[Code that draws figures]
***

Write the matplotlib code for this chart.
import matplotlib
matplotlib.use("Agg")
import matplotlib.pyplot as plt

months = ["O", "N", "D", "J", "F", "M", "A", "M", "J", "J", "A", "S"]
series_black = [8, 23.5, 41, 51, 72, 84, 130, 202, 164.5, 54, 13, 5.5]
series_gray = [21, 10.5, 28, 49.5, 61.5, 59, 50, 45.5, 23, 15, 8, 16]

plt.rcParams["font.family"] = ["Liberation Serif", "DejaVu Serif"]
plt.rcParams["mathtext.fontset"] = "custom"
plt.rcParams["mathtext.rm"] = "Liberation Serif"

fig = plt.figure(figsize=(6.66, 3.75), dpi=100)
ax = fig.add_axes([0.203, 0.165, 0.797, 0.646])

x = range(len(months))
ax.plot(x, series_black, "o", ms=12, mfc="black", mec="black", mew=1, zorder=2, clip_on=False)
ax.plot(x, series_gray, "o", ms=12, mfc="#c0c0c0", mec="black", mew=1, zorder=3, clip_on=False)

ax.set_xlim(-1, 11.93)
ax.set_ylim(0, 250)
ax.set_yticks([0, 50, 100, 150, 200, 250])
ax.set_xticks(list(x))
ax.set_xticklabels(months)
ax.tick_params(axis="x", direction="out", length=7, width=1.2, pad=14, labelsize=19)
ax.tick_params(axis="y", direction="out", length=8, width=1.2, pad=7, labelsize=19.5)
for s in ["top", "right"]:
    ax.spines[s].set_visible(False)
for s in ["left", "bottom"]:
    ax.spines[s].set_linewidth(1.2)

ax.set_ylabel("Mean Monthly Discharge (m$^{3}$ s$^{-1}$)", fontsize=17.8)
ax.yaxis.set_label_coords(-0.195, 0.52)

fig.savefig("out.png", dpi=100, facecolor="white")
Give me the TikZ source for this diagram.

***

> [To do]: Take the lines above and retype all of them exactly.

> [Solution to this task]:
Write the matplotlib code for this chart.
import matplotlib
matplotlib.use("Agg")
import matplotlib.pyplot as plt

months = ["O", "N", "D", "J", "F", "M", "A", "M", "J", "J", "A", "S"]
series_black = [8, 23.5, 41, 51, 72, 84, 130, 202, 164.5, 54, 13, 5.5]
series_gray = [21, 10.5, 28, 49.5, 61.5, 59, 50, 45.5, 23, 15, 8, 16]

plt.rcParams["font.family"] = ["Liberation Serif", "DejaVu Serif"]
plt.rcParams["mathtext.fontset"] = "custom"
plt.rcParams["mathtext.rm"] = "Liberation Serif"

fig = plt.figure(figsize=(6.66, 3.75), dpi=100)
ax = fig.add_axes([0.203, 0.165, 0.797, 0.646])

x = range(len(months))
ax.plot(x, series_black, "o", ms=12, mfc="black", mec="black", mew=1, zorder=2, clip_on=False)
ax.plot(x, series_gray, "o", ms=12, mfc="#c0c0c0", mec="black", mew=1, zorder=3, clip_on=False)

ax.set_xlim(-1, 11.93)
ax.set_ylim(0, 250)
ax.set_yticks([0, 50, 100, 150, 200, 250])
ax.set_xticks(list(x))
ax.set_xticklabels(months)
ax.tick_params(axis="x", direction="out", length=7, width=1.2, pad=14, labelsize=19)
ax.tick_params(axis="y", direction="out", length=8, width=1.2, pad=7, labelsize=19.5)
for s in ["top", "right"]:
    ax.spines[s].set_visible(False)
for s in ["left", "bottom"]:
    ax.spines[s].set_linewidth(1.2)

ax.set_ylabel("Mean Monthly Discharge (m$^{3}$ s$^{-1}$)", fontsize=17.8)
ax.yaxis.set_label_coords(-0.195, 0.52)

fig.savefig("out.png", dpi=100, facecolor="white")
Give me the TikZ source for this diagram.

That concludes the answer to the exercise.